More liberal laws governing gambling will not lead to a meaningful gain in employment, as suggested by the Government, and will result in a surge in gambling addiction, according to a report from the Henley Centre yesterday.

The report, commissioned by the British Amusement Catering Trade Association, also predicted that many bingo halls, amusement centres and pubs could close as £1bn of consumer spending is diverted into gambling at resort casinos and on internet betting sites.

Although the research was commissioned by BACTA, which fears members could lose out from the Government's plans, it is the first significant piece of research to question the Government's proposals.

The report was published on the day Tessa Jowell, the Secretary of State for Culture, Media and Sport, appeared before a committee of MPs and peers who are scrutinising the draft gambling Bill.

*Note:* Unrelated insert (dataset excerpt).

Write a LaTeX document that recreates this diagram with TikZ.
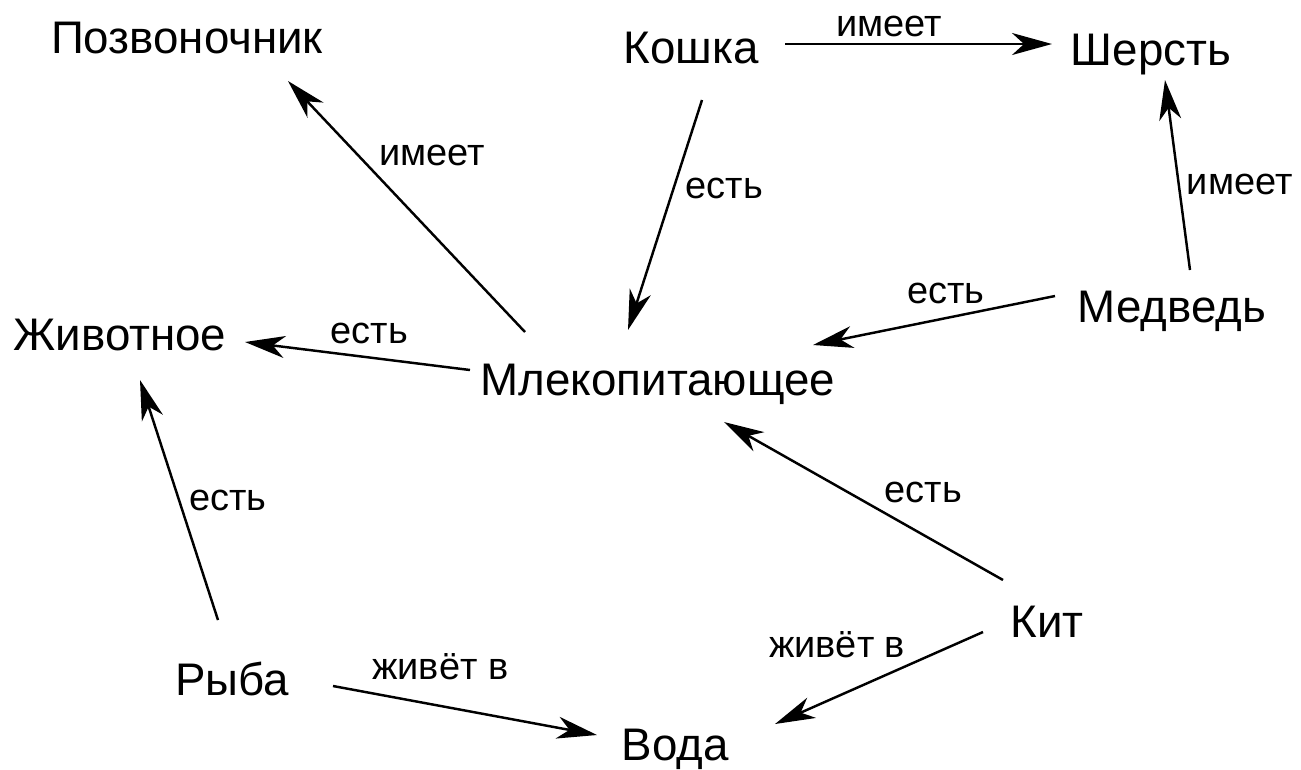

Yesterday's session revealed a hardening of attitudes among the committee's members who privately believe the Government's proposals are badly drafted and question the logic of simply letting the market decide how many new casinos the UK can support. They also grilled Ms Jowell on betting exchanges - internet sites which allow people to offer odds as well as make bets and which have been linked to betting scandals in sports such as tennis.

Yesterday's Henley Centre report predicted there would be significant winners and losers from the draft gambling Bill, with casinos and gambling on the internet, mobile phones and digital TV the big winners.

However, the report warned that closures in other parts of the leisure sector which fail to compete mean there will be no net jobs created, and the Government will generate only an extra £400m a year in tax by 2010.

Such modest growth in tax revenues could persuade some MPs, nervous of the proposals' impact among voters, to withdraw support for measures they see as of only marginal political benefit.

Gambling addiction is expected to increase from affecting 400,000 people to as many as 700,000 people if the new laws come into force.